**Problem**
Extract each line of the material that follows exactly and omit its pictures.

▬▬▬▬▬▬▬▬▬▬

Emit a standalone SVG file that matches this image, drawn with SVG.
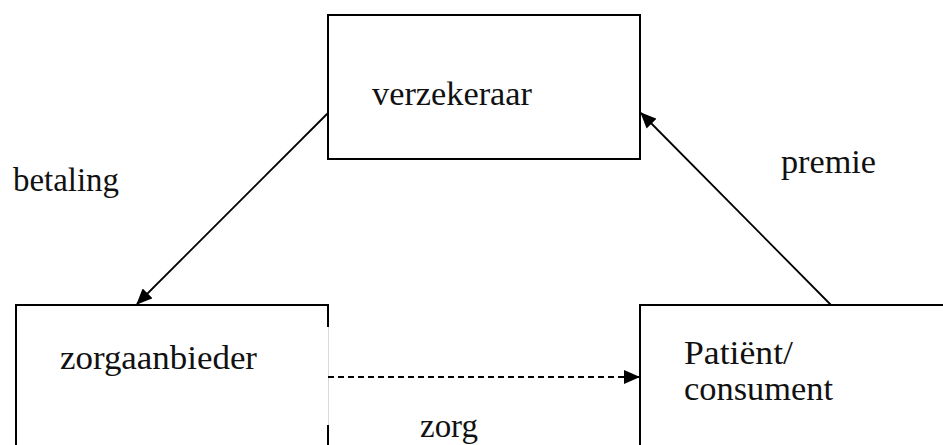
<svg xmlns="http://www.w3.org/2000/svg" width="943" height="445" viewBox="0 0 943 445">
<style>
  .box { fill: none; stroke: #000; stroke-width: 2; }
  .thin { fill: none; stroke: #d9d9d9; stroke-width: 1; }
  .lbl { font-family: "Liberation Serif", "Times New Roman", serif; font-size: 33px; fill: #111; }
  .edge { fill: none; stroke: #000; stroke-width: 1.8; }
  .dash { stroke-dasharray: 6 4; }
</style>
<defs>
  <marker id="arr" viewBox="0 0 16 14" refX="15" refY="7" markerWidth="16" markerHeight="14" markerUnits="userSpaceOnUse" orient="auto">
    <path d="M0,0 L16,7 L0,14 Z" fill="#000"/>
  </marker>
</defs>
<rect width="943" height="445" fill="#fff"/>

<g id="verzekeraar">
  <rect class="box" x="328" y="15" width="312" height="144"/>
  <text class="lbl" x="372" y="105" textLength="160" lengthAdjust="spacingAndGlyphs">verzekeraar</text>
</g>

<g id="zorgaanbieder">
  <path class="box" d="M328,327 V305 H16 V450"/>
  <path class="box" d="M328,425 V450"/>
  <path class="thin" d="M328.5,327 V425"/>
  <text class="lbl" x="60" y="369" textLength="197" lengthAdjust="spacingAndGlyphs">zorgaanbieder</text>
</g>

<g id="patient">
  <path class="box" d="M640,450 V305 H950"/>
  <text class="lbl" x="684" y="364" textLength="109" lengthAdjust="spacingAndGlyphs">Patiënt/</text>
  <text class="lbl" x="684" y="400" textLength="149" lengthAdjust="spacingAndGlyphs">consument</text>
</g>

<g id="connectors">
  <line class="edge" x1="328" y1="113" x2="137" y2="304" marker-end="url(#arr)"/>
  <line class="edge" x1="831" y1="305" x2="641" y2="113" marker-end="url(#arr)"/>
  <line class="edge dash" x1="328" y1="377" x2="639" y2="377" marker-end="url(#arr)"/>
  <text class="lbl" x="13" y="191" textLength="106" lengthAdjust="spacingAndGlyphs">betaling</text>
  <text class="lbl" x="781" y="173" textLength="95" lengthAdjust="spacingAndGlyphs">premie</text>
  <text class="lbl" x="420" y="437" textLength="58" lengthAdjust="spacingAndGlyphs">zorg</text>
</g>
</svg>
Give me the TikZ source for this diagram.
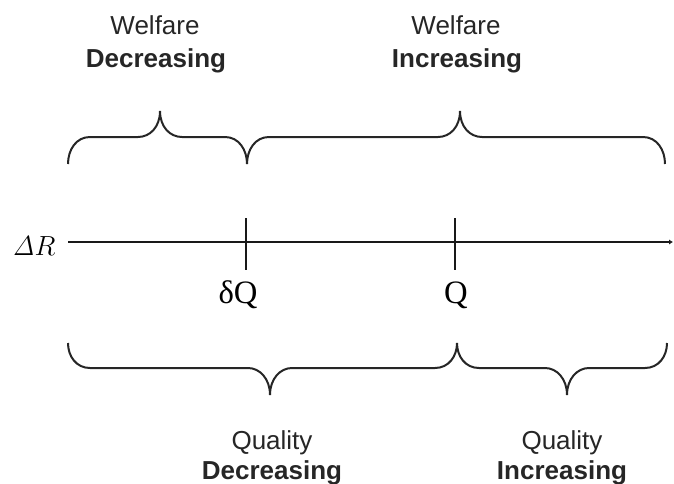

▬▬▬▬▬▬▬▬▬▬

**Task output**
Emit a standalone SVG file that matches this image, drawn with SVG.
<svg xmlns="http://www.w3.org/2000/svg" width="943" height="445" viewBox="0 0 943 445">
<style>
  .box { fill: none; stroke: #000; stroke-width: 2; }
  .thin { fill: none; stroke: #d9d9d9; stroke-width: 1; }
  .lbl { font-family: "Liberation Serif", "Times New Roman", serif; font-size: 33px; fill: #111; }
  .edge { fill: none; stroke: #000; stroke-width: 1.8; }
  .dash { stroke-dasharray: 6 4; }
</style>
<defs>
  <marker id="arr" viewBox="0 0 16 14" refX="15" refY="7" markerWidth="16" markerHeight="14" markerUnits="userSpaceOnUse" orient="auto">
    <path d="M0,0 L16,7 L0,14 Z" fill="#000"/>
  </marker>
</defs>
<rect width="943" height="445" fill="#fff"/>

<g id="verzekeraar">
  <rect class="box" x="328" y="15" width="312" height="144"/>
  <text class="lbl" x="372" y="105" textLength="160" lengthAdjust="spacingAndGlyphs">verzekeraar</text>
</g>

<g id="zorgaanbieder">
  <path class="box" d="M328,327 V305 H16 V450"/>
  <path class="box" d="M328,425 V450"/>
  <path class="thin" d="M328.5,327 V425"/>
  <text class="lbl" x="60" y="369" textLength="197" lengthAdjust="spacingAndGlyphs">zorgaanbieder</text>
</g>

<g id="patient">
  <path class="box" d="M640,450 V305 H950"/>
  <text class="lbl" x="684" y="364" textLength="109" lengthAdjust="spacingAndGlyphs">Patiënt/</text>
  <text class="lbl" x="684" y="400" textLength="149" lengthAdjust="spacingAndGlyphs">consument</text>
</g>

<g id="connectors">
  <line class="edge" x1="328" y1="113" x2="137" y2="304" marker-end="url(#arr)"/>
  <line class="edge" x1="831" y1="305" x2="641" y2="113" marker-end="url(#arr)"/>
  <line class="edge dash" x1="328" y1="377" x2="639" y2="377" marker-end="url(#arr)"/>
  <text class="lbl" x="13" y="191" textLength="106" lengthAdjust="spacingAndGlyphs">betaling</text>
  <text class="lbl" x="781" y="173" textLength="95" lengthAdjust="spacingAndGlyphs">premie</text>
  <text class="lbl" x="420" y="437" textLength="58" lengthAdjust="spacingAndGlyphs">zorg</text>
</g>
</svg>
Give me the TikZ source for this diagram.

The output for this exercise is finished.